Nigerian stocks, the world’s second-worst performers this quarter, will probably rise after February elections, even if oil prices stay low, said Mark Mobius, executive chairman at Templeton Emerging Markets Group.
“There’ll be a recovery next year, provided that the political environment gets better,” Mobius, who oversees $40 billion of investments, said by phone from Bangkok today. “The problem has been the political environment. It’s quite bad.”
Stocks in Nigeria, Africa’s largest crude producer have dropped 29 percent in dollar terms since September, the most after Argentina among 93 gauges tracked by Bloomberg. The naira has weakened 11 percent against the greenback, more than any African currency except Malawi’s kwacha.
President Goodluck Jonathan, a 56-year-old Christian southerner, is bidding for a second term in the Feb. 14 elections. The main opposition All Progressives Congress will probably choose former military ruler Muhammadu Buhari, a 71-year-old northern Muslim, to be its candidate tomorrow, Philippe de Pontet, New York-based Eurasia Group’s Africa director, said in an e-mailed note today.
Political tension has risen before the elections. Police fired tear gas at opposition lawmakers last month. The government also is struggling to contain a rebellion by Boko Haram. The militants have killed more than 13,000 people in a five-year campaign to establish a caliphate in in northeastern Nigeria, according to Jonathan.
‘Chaotic Situation’
“All this spells a chaotic situation for anybody looking from the outside,” Mobius said. “That’s why it’ll be very important for the government to take strong action and get the house in order.”

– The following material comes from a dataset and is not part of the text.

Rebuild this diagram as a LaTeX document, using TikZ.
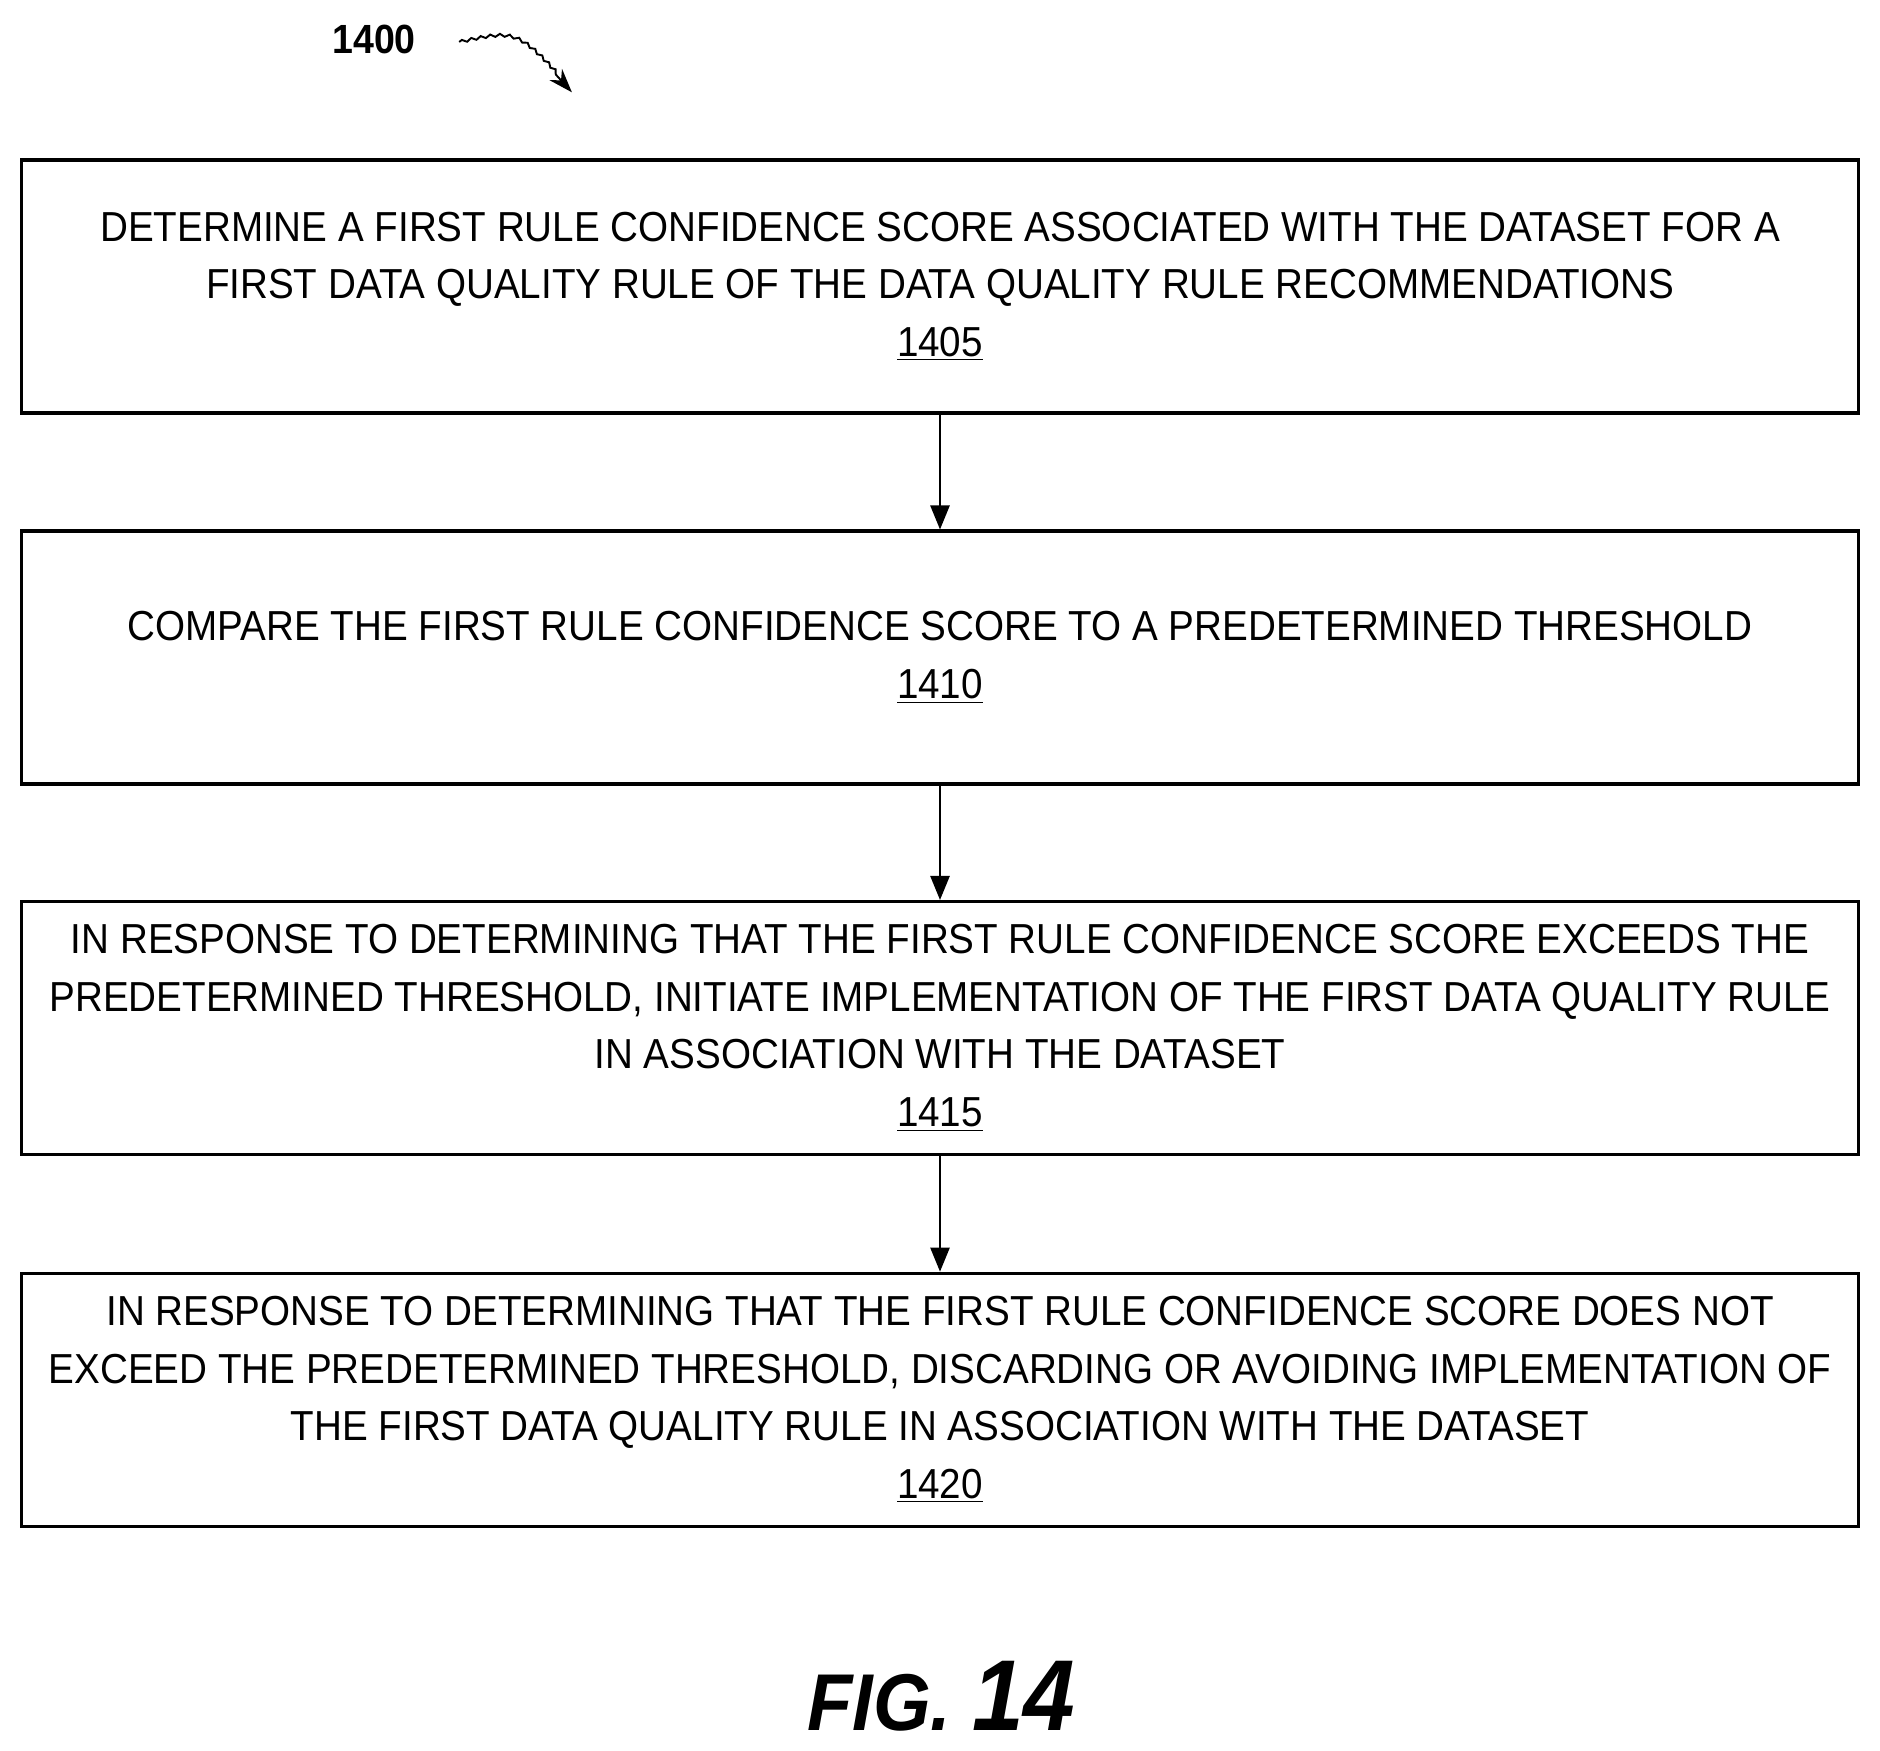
\documentclass[tikz,border=0pt]{standalone}
\usepackage{fontspec}
\setmainfont{Liberation Sans}[FakeStretch=0.92]
\usetikzlibrary{arrows.meta,decorations.pathmorphing}
\begin{document}
\begin{tikzpicture}[x=0.5pt,y=-0.5pt,
  box/.style={draw,line width=1.4pt,minimum width=766pt,minimum height=105.5pt,align=center,font=\fontsize{17.5}{24}\selectfont,inner sep=0pt},
  arr/.style={-{Triangle[length=10pt,width=8pt]},line width=0.8pt}]
\useasboundingbox (0,0) rectangle (1568,1460);
\node[box] (b1) at (784,239) {DETERMINE A FIRST RULE CONFIDENCE SCORE ASSOCIATED WITH THE DATASET FOR A\\FIRST DATA QUALITY RULE OF THE DATA QUALITY RULE RECOMMENDATIONS\\\underline{1405}};
\node[box] (b2) at (784,548.5) {COMPARE THE FIRST RULE CONFIDENCE SCORE TO A PREDETERMINED THRESHOLD\\\underline{1410}};
\node[box] (b3) at (784,857.5) {IN RESPONSE TO DETERMINING THAT THE FIRST RULE CONFIDENCE SCORE EXCEEDS THE\\PREDETERMINED THRESHOLD, INITIATE IMPLEMENTATION OF THE FIRST DATA QUALITY RULE\\IN ASSOCIATION WITH THE DATASET\\\underline{1415}};
\node[box] (b4) at (784,1167.5) {IN RESPONSE TO DETERMINING THAT THE FIRST RULE CONFIDENCE SCORE DOES NOT\\EXCEED THE PREDETERMINED THRESHOLD, DISCARDING OR AVOIDING IMPLEMENTATION OF\\THE FIRST DATA QUALITY RULE IN ASSOCIATION WITH THE DATASET\\\underline{1420}};
\draw[arr] (b1) -- (b2);
\draw[arr] (b2) -- (b3);
\draw[arr] (b3) -- (b4);
\node[font=\fontsize{17}{20}\selectfont\bfseries] (lab) at (312,33) {1400};
\coordinate (s) at (383,35);
\coordinate (e) at (477,77);
\draw[line width=0.8pt,-{Stealth[length=10pt,width=7pt]},decorate,decoration={snake,amplitude=0.6pt,segment length=4pt,post length=8pt}] (s) .. controls (430,25) .. (e);
\node[font=\fontsize{32}{34}\selectfont\bfseries\itshape,scale=1.05] (fig) at (785,1415) {FIG. \fontsize{40}{42}\selectfont 14};
\end{tikzpicture}
\end{document}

This year’s 36 percent drop in the price of oil, on which Nigeria depends for more than 90 percent of export earnings and 70 percent of government revenue, has forced policy makers to announce spending cuts and raise interest rates to a record to stem outflows from foreign investors. While a higher crude price would help, the country can cope by stemming losses from production, Mobius said.
“Nigeria, with the corruption problems, has a lot of leakage of oil money from the budget,” he said. “If they’re able to correct that, which I think they will, then even a low oil price won’t be a big problem.”
Jonathan suspended Lamido Sanusi in February after the then central bank governor alleged the state oil company had retained $20 billion due to the government. Finance Minister Ngozi Okonjo-Iweala told reporters last year that unaccounted oil receipts stood at $10.8 billion and in May said auditors PricewaterhouseCoopers LLP would take three to four months to clarify what had happened to the funds.
Bank Stocks
Templeton Frontier Markets Fund hasn’t reduced its exposure to Nigeria, Africa’s largest economy, because of the recent downturn, Mobius said. The fund has a roughly 12 percent weighting for Nigeria, the most after Saudi Arabia, which is at 15 percent.
“Anybody involved in frontier markets will want to be involved in Nigeria,” he said. “On an individual company level, things are pretty good.”
Templeton’s main holdings in Nigeria include FBN Holdings Plc., owner of First Bank, the biggest lender, and Zenith Bank Plc.
“The only place we’ve found best value is in the banking sector,” Mobius said. “The other areas in Nigeria are pretty expensive. The cement companies and consumer-product companies are pretty expensive.”